Mindkin: Mind Over Chatter
“He said he liked opera when we met online, and then he falls asleep during every single performance we’ve ever been to!”
“Her bio says she likes programming. I meet her for the first time, and she doesn’t know what Java is! She thought it was a tropical fruit!”
Ever get tired of people pretending to be things they really aren’t on online social networking sites? Mindkin (www.mindkin.com), a new site for social networking pioneered by students from Carnegie Mellon’s own Language Technologies Institute and the CS Department, attempts to solve this problem. Instead of letting people write whatever they like on their personal bios, Mindkin defines your social profile by literally reading your thoughts, likes, and dislikes.
Users of Mindkin, after logging on, are faced with a large screen filled with what seems to be random text floating at varying speeds. In reality, it’s a “thoughtstream” filled with the thoughts of every user of Mindkin.
It’s almost like a Pensieve (a Harry Potter creation), but real — and online. Users can contribute anything at all in their mind to the thoughtstream, simply by typing it into a text box. These thoughts will then flow into the thoughtstream anonymously, where the rest of the world can see them.
But some might wonder what to do with those thoughts. Each thought can be dragged into one of two little boxes, labeled “Like” and “Dislike,” which are pretty much self-explanatory. The website then matches you with people whose thoughts you like and hides the rest.
As you like the thoughts from a person, pieces of their picture are gradually revealed to you. Eventually, when you’ve liked enough thoughts from one person, the full picture, bio, and e-mail address of the person is unveiled, allowing you to take the friendship beyond Mindkin.
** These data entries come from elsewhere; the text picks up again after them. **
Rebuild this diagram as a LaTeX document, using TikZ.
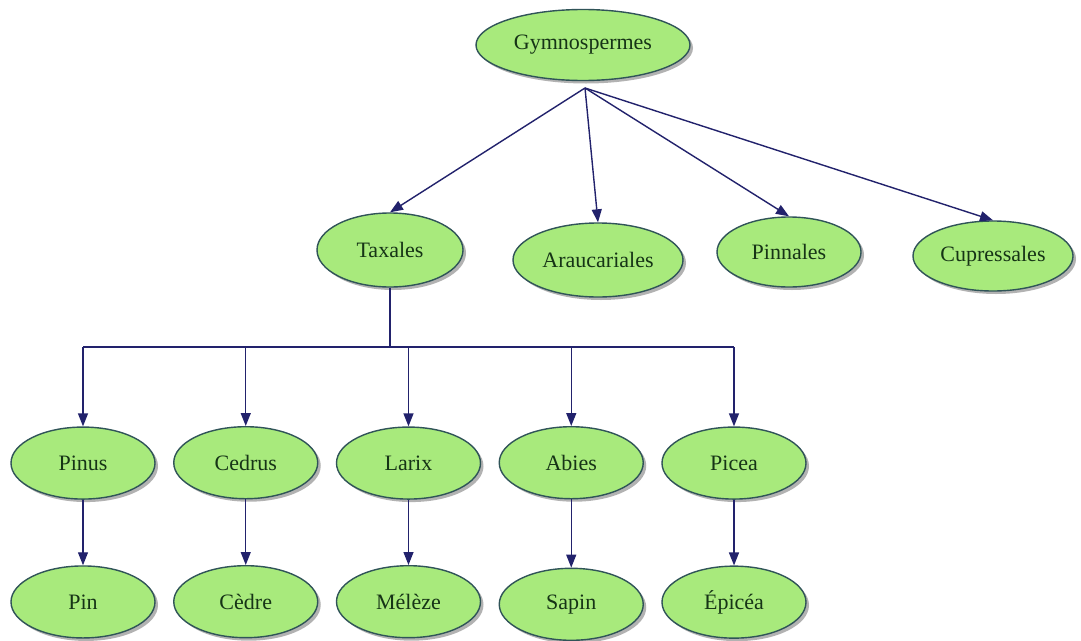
\documentclass[tikz,border=0pt]{standalone}
\usepackage{fontspec}
\setmainfont{Liberation Serif}
\usetikzlibrary{arrows.meta,matrix,positioning,shadows,shapes.geometric}

\definecolor{nodefill}{RGB}{168,234,124}
\definecolor{nodeline}{RGB}{48,84,88}
\definecolor{nodetext}{RGB}{22,52,22}
\definecolor{edgeblue}{RGB}{34,34,108}

\tikzset{
  taxon/.style={ellipse,draw=nodeline,line width=1.4pt,fill=nodefill,
    text=nodetext,font=\rmfamily\fontsize{22}{22}\selectfont,inner sep=0pt,
    minimum width=144pt,minimum height=72pt,
    drop shadow={shadow xshift=3pt,shadow yshift=-3pt,fill=black!60}},
  link/.style={draw=edgeblue,line width=1.4pt}
}

\begin{document}
\begin{tikzpicture}[x=1pt,y=-1pt,>={Triangle[length=13pt,width=10pt]}]

  \useasboundingbox (0,0) rectangle (1081,640);
  \fill[white] (0,0) rectangle (1081,640);
%
  \node[taxon,minimum width=214pt,minimum height=71pt] (gym) at (583,45) {Gymnospermes};
  \coordinate (gs) at (585,88);
%
  \node[taxon,minimum width=146pt,minimum height=74pt] (tax) at (390,250) {Taxales};
  \node[taxon,minimum width=170pt,minimum height=74pt] (ara) at (598,260) {Araucariales};
  \node[taxon,minimum height=70pt] (pnl) at (789,252) {Pinnales};
  \node[taxon,minimum width=160pt,minimum height=70pt] (cup) at (993,256) {Cupressales};
%
  \matrix[matrix of nodes,nodes={taxon},column sep={162.75pt,between origins},
          row sep={139pt,between origins}] (m) at (408.5,533.5) {
%
    |[name=pinus]| Pinus
  & |[name=cedrus]| Cedrus
  & |[name=larix]| Larix
  & |[name=abies]| Abies
  & |[name=picea]| Picea \\
%
    |[name=pin]| Pin
  & |[name=cedre]| Cèdre
  & |[name=meleze]| Mélèze
  & |[name=sapin]| Sapin
  & |[name=epicea]| Épicéa \\
%
  } ;
%
  \draw [link,->] (gs) -- (tax.north) ;
  \draw [link,->] (gs) -- (ara.north) ;
  \draw [link,->] (gs) -- (pnl.north) ;
  \draw [link,->] (gs) -- (cup.north) ;
%
  \coordinate (bus) at (390,347) ;
  \draw [link] (tax) -- (bus) ;
  \draw [link] (bus -| pinus) -- (bus -| picea) ;
  \foreach \n in {pinus,cedrus,larix,abies,picea}
    \draw [link,->] (bus -| \n) -- (\n) ;
%
  \foreach \a/\b in {pinus/pin,cedrus/cedre,larix/meleze,abies/sapin,picea/epicea}
    \draw [link,->] (\a) -- (\b) ;

\end{tikzpicture}
\end{document}
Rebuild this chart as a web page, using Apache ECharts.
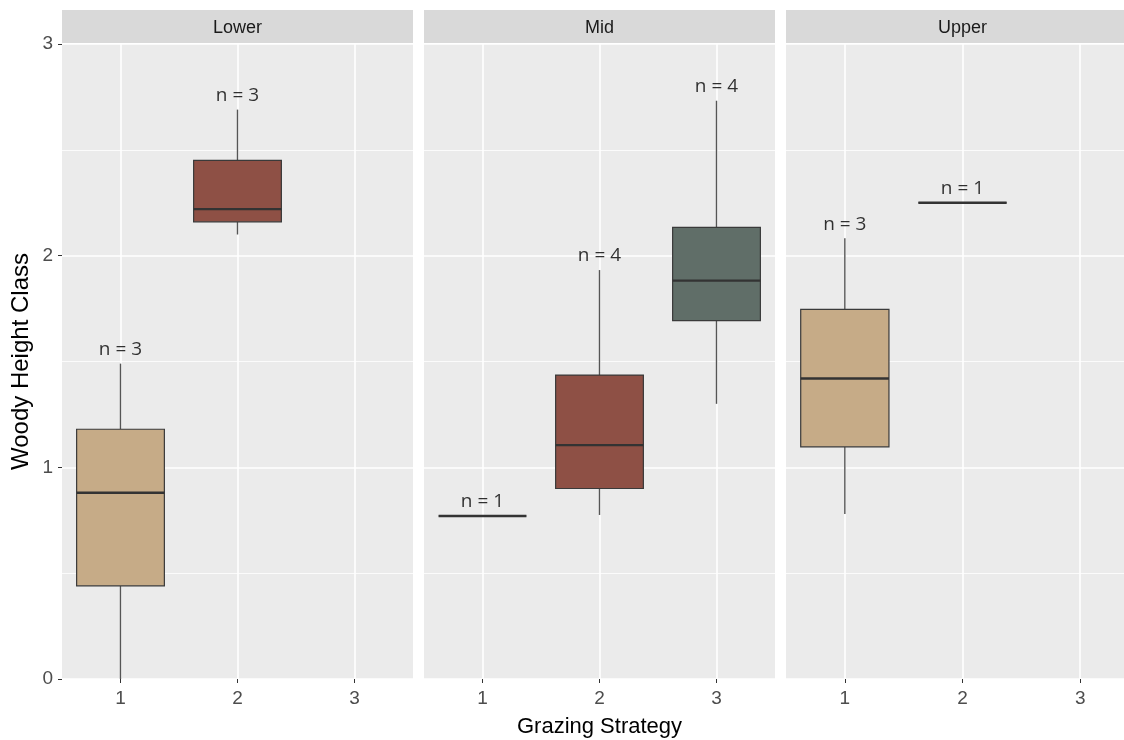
<!DOCTYPE html>
<html>
<head>
<meta charset="utf-8">
<script src="https://cdn.jsdelivr.net/npm/echarts@6/dist/echarts.min.js"></script>
<style>
  html, body { margin: 0; padding: 0; background: #ffffff; }
  #chart { width: 1124px; height: 740px; }
</style>
</head>
<body>
<div id="chart"></div>
<script>
// Facets and categories
const panels = ['Lower', 'Mid', 'Upper'];
const strategies = ['1', '2', '3'];
const yTicks = [0, 1, 2, 3];

// Box summaries per facet, one entry per grazing strategy:
// [min, q1, median, q3, max]  (null = no observations)
const lowerStats = [
  [0.00, 0.44, 0.88, 1.18, 1.49],
  [2.10, 2.16, 2.22, 2.45, 2.69],
  null
];
const midStats = [
  [0.77, 0.77, 0.77, 0.77, 0.77],
  [0.775, 0.90, 1.105, 1.436, 1.932],
  [1.30, 1.693, 1.882, 2.134, 2.732]
];
const upperStats = [
  [0.78, 1.097, 1.42, 1.746, 2.082],
  [2.25, 2.25, 2.25, 2.25, 2.25],
  null
];

// Sample sizes shown above each box
const lowerN = [3, 3, null];
const midN = [1, 4, 4];
const upperN = [3, 1, null];

// Fill colour per grazing strategy
const fillColors = ['#C6AB87', '#8E5045', '#606E68'];

const statsByPanel = [lowerStats, midStats, upperStats];
const nByPanel = [lowerN, midN, upperN];

const AXIS_FONT = '"Liberation Sans", Arial, sans-serif';
const LABEL_FONT = '"Open Sans", "Noto Sans", sans-serif';

// Panel frame geometry (pixels); the last panel runs past the right edge
const panelLeft = [62, 424, 786];
const panelWidth = [351, 351, 353];
const panelTop = 44;
const panelHeight = 635;
const stripTop = 10;
const stripHeight = 33;

function renderBox(params, api) {
  const idx = api.value(0);
  const vMin = api.value(1), q1 = api.value(2), med = api.value(3), q3 = api.value(4), vMax = api.value(5);
  const color = fillColors[idx];
  const bw = api.size([1, 0])[0] * 0.75;
  const pMin = api.coord([idx, vMin]);
  const pQ1 = api.coord([idx, q1]);
  const pMed = api.coord([idx, med]);
  const pQ3 = api.coord([idx, q3]);
  const pMax = api.coord([idx, vMax]);
  const cx = pMed[0];
  const whisker = { stroke: '#555555', lineWidth: 1.4 };
  return {
    type: 'group',
    children: [
      { type: 'line', shape: { x1: cx, y1: pQ3[1], x2: cx, y2: pMax[1] }, style: whisker },
      { type: 'line', shape: { x1: cx, y1: pQ1[1], x2: cx, y2: pMin[1] }, style: whisker },
      {
        type: 'rect',
        shape: { x: cx - bw / 2, y: pQ3[1], width: bw, height: pQ1[1] - pQ3[1] },
        style: { fill: color, stroke: '#3a3a3a', lineWidth: 1.2 }
      },
      {
        type: 'line',
        shape: { x1: cx - bw / 2, y1: pMed[1], x2: cx + bw / 2, y2: pMed[1] },
        style: { stroke: '#333333', lineWidth: 2.4 }
      }
    ]
  };
}

const grids = [], xAxes = [], yAxes = [], series = [], graphics = [];

panels.forEach(function (name, p) {
  grids.push({
    left: panelLeft[p], top: panelTop, width: panelWidth[p], height: panelHeight,
    outerBoundsMode: 'none', containLabel: false,
    show: true, backgroundColor: '#EBEBEB', borderWidth: 0
  });

  xAxes.push({
    type: 'category', gridIndex: p, data: strategies, boundaryGap: true,
    name: p === 1 ? 'Grazing Strategy' : '',
    nameLocation: 'middle', nameGap: 37,
    nameTextStyle: { fontFamily: AXIS_FONT, fontSize: 22, color: '#000000' },
    axisLine: { show: false },
    axisTick: { show: true, alignWithLabel: true, length: 4, lineStyle: { color: '#333333', width: 1 } },
    axisLabel: { fontFamily: AXIS_FONT, fontSize: 19, color: '#4D4D4D', margin: 10 },
    splitLine: { show: true, alignWithLabel: true, lineStyle: { color: '#FFFFFF', width: 1.6 } }
  });

  yAxes.push({
    type: 'value', gridIndex: p, min: yTicks[0], max: yTicks[yTicks.length - 1], interval: 1,
    name: p === 0 ? 'Woody Height Class' : '',
    nameLocation: 'middle', nameGap: 29,
    nameTextStyle: { fontFamily: AXIS_FONT, fontSize: 24, color: '#000000' },
    axisLine: { show: false },
    axisTick: { show: p === 0, length: 4, lineStyle: { color: '#333333', width: 1 } },
    axisLabel: { show: p === 0, fontFamily: AXIS_FONT, fontSize: 19, color: '#4D4D4D', margin: 9 },
    splitLine: { show: true, lineStyle: { color: '#FFFFFF', width: 1.6 } },
    minorTick: { show: false, splitNumber: 2 },
    minorSplitLine: { show: true, lineStyle: { color: '#FFFFFF', width: 0.8 } }
  });

  const boxData = [], labelData = [];
  statsByPanel[p].forEach(function (s, i) {
    if (!s) return;
    boxData.push([i].concat(s));
    labelData.push({ value: [i, s[4]], n: nByPanel[p][i] });
  });

  series.push({
    type: 'custom', xAxisIndex: p, yAxisIndex: p, z: 3,
    renderItem: renderBox,
    encode: { x: 0, y: [1, 2, 3, 4, 5] },
    data: boxData,
    silent: true
  });

  series.push({
    type: 'scatter', xAxisIndex: p, yAxisIndex: p, z: 4,
    symbolSize: 1, itemStyle: { color: 'rgba(0,0,0,0)' },
    data: labelData,
    silent: true,
    label: {
      show: true, position: 'top', distance: 4,
      fontFamily: LABEL_FONT, fontSize: 19, color: '#000000',
      formatter: function (d) { return 'n = ' + d.data.n; }
    }
  });

  // Facet strip
  graphics.push({
    type: 'rect', silent: true, z: 0,
    shape: { x: panelLeft[p], y: stripTop, width: panelWidth[p], height: stripHeight },
    style: { fill: '#D9D9D9' }
  });
  graphics.push({
    type: 'text', silent: true, z: 1,
    x: panelLeft[p] + panelWidth[p] / 2, y: stripTop + stripHeight / 2 + 2,
    style: {
      text: name, align: 'center', verticalAlign: 'middle',
      fontFamily: AXIS_FONT, fontSize: 18, fill: '#1A1A1A'
    }
  });
});

const chart = echarts.init(document.getElementById('chart'), null, { renderer: 'canvas' });
chart.setOption({
  animation: false,
  backgroundColor: '#FFFFFF',
  grid: grids,
  xAxis: xAxes,
  yAxis: yAxes,
  series: series,
  graphic: graphics
});
</script>
</body>
</html>
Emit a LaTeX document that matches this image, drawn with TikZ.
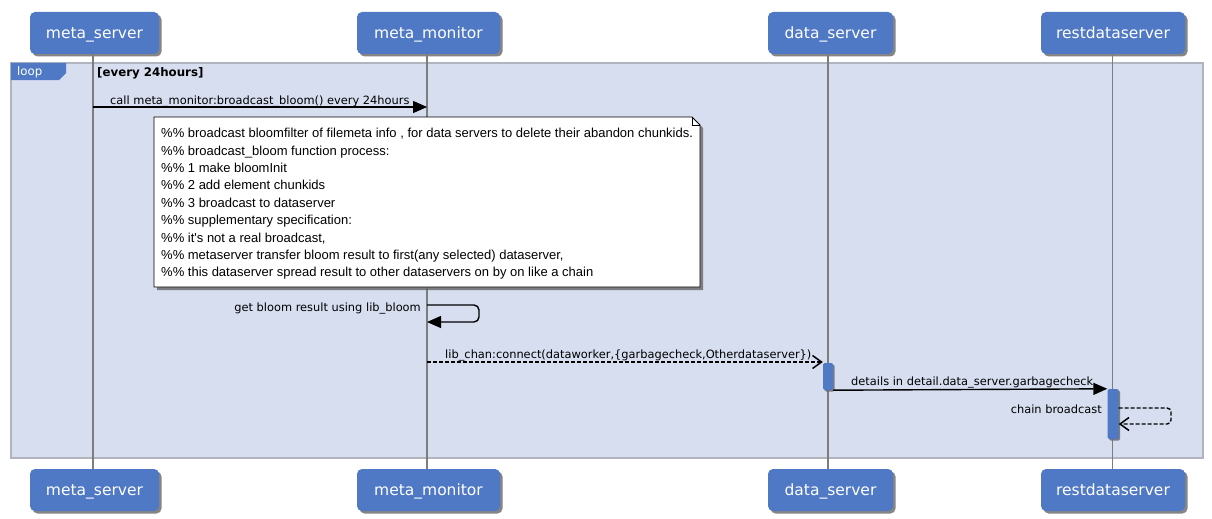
\documentclass[tikz,border=0pt]{standalone}
\usepackage{fontspec}
\setmainfont{DejaVu Sans}
\newfontfamily\notefont{Liberation Sans}
\usetikzlibrary{arrows.meta,shadows}
\definecolor{pblue}{RGB}{79,121,196}
\definecolor{framefill}{RGB}{214,222,240}
\definecolor{frameline}{RGB}{175,180,190}
\definecolor{lifegray}{RGB}{125,125,125}
\tikzset{
  participant/.style={draw=none, fill=pblue, rounded corners=5pt, minimum height=42pt,
    text=white, font=\fontsize{15.5}{18}\selectfont, inner sep=0pt, text height=13pt, text depth=2pt,
    drop shadow={shadow xshift=2.5pt, shadow yshift=-2.5pt, fill=black!60, opacity=0.8}},
  lifeline/.style={draw=lifegray, line width=1.6pt},
  msg/.style={draw=black, line width=1.4pt, -{Triangle[length=14pt,width=12pt]}},
  retmsg/.style={draw=black, line width=1.4pt, dashed, dash pattern=on 4pt off 2pt, -{Straight Barb[length=9pt,width=13pt,line width=1.5pt]}},
  msglabel/.style={font=\fontsize{11.4}{13}\selectfont, inner sep=0pt},
  activation/.style={fill=pblue, draw=none, rounded corners=1.5pt,
    drop shadow={shadow xshift=1.5pt, shadow yshift=-1.5pt, fill=black!60, opacity=0.8}}
}
\begin{document}
\begin{tikzpicture}[x=1pt,y=-1pt]
\useasboundingbox (0,0) rectangle (1212,519);
% loop frame
\path[fill=framefill, draw=frameline, line width=1.4pt] (11,63) rectangle (1203,458);
\path[fill=pblue] (11,63) -- (66,63) -- (66,73) -- (59,80) -- (11,80) -- cycle;
\node[anchor=west, text=white, font=\fontsize{11.8}{13}\selectfont, inner sep=0pt] (looplbl) at (17,72) {loop};
\node[anchor=west, font=\bfseries\fontsize{11.8}{13}\selectfont, inner sep=0pt] (guard) at (97,73) {[every 24hours]};

% participants
\node[participant, minimum width=129pt] (ms_t) at (94.5,33) {meta\_server};
\node[participant, minimum width=143pt] (mm_t) at (428.5,33) {meta\_monitor};
\node[participant, minimum width=125pt] (ds_t) at (830.5,33) {data\_server};
\node[participant, minimum width=144pt] (rd_t) at (1113,33) {restdataserver};
\node[participant, minimum width=129pt] (ms_b) at (94.5,490) {meta\_server};
\node[participant, minimum width=143pt] (mm_b) at (428.5,490) {meta\_monitor};
\node[participant, minimum width=125pt] (ds_b) at (830.5,490) {data\_server};
\node[participant, minimum width=144pt] (rd_b) at (1113,490) {restdataserver};

% lifelines
\coordinate (msl_t) at (93,54); \coordinate (msl_b) at (93,469);
\coordinate (mml_t) at (427,54); \coordinate (mml_b) at (427,469);
\coordinate (dsl_t) at (828,54); \coordinate (dsl_b) at (828,469);
\coordinate (rdl_t) at (1112.5,54); \coordinate (rdl_b) at (1112.5,469);
\draw[lifeline] (msl_t) -- (msl_b);
\draw[lifeline] (mml_t) -- (mml_b);
\draw[lifeline] (dsl_t) -- (dsl_b);
\draw[lifeline] (rdl_t) -- (rdl_b);

% message 1
\coordinate (m1s) at (93,107); \coordinate (m1e) at (427,107);
\draw[msg] (m1s) -- (m1e);
\node[msglabel, anchor=base west] (m1l) at (110,104) {call meta\_monitor:broadcast\_bloom() every 24hours};

% note
\path[fill=white, draw=black, line width=0.8pt,
  drop shadow={shadow xshift=3pt, shadow yshift=-3pt, fill=black!60, opacity=0.8}]
  (154,117) -- (692,117) -- (700,125) -- (700,287) -- (154,287) -- cycle;
\draw[line width=0.8pt] (692,117) -- (692,125) -- (700,125);
\node[anchor=north west, align=left, inner sep=0pt, font=\notefont\fontsize{13}{17.4}\selectfont] (note) at (161,128) {%
\%\% broadcast bloomfilter of filemeta info , for data servers to delete their abandon chunkids.\\
\%\% broadcast\_bloom function process:\\
\%\% 1 make bloomInit\\
\%\% 2 add element chunkids\\
\%\% 3 broadcast to dataserver\\
\%\% supplementary specification:\\
\%\% it's not a real broadcast,\\
\%\% metaserver transfer bloom result to first(any selected) dataserver,\\
\%\% this dataserver spread result to other dataservers on by on like a chain};

% self message on meta_monitor
\coordinate (s1a) at (427,305); \coordinate (s1b) at (427,322);
\draw[msg, rounded corners=5pt] (s1a) -- (479,305) -- (479,322) -- (s1b);
\node[msglabel, anchor=base east] (s1l) at (421,311) {get bloom result using lib\_bloom};

% activations
\node[activation, minimum width=10pt, minimum height=27pt, inner sep=0pt] (act1) at (828,376.5) {};
\node[activation, minimum width=11pt, minimum height=50pt, inner sep=0pt] (act2) at (1113,414) {};

% dashed connect
\coordinate (m2s) at (427,362);
\draw[retmsg] (m2s) -- (act1.north west |- m2s);
\node[msglabel, anchor=base west] (m2l) at (445,358.5) {lib\_chan:connect(dataworker,\{garbagecheck,Otherdataserver\})};

% details message
\draw[msg] (act1.south east) -- (act2.north west);
\node[msglabel, anchor=base west] (m3l) at (851,385.5) {details in detail.data\_server.garbagecheck};

% chain broadcast self
\coordinate (s2a) at (act2.east |- 0,408); \coordinate (s2b) at (act2.east |- 0,424);
\draw[retmsg, rounded corners=4pt] (s2a) -- (1171,408) -- (1171,424) -- (s2b);
\node[msglabel, anchor=base east] (s2l) at (1102,413.5) {chain broadcast};
\end{tikzpicture}
\end{document}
The goal of Mindkin is to allow its users to be evaluated based on their thoughts, rather than what they choose to write about themselves. Still, don’t be so hasty to delete your Facebook account. It’s unlikely that Mindkin will ever replace Facebook and its kin in the world of online socializing. After all, a lot of people believe that “opposites attract” — people don’t just want friends with similar interests. Often, you’re great friends with people who you really don’t have anything in common with at all.
Right now, Mindkin is in beta testing, and open only to CMU students; however, expansions toward global membership are expected in the near future.
If there is enough support for Mindkin from the students, the LCD — on display all last week in Kirr Commons — may be made a permanent feature. Perhaps Mindkin will become CMU’s e-Fence (as one Mindkin user thought), the online version of that old rickety thing where lovers used to meet in the days of Andrew Carnegie.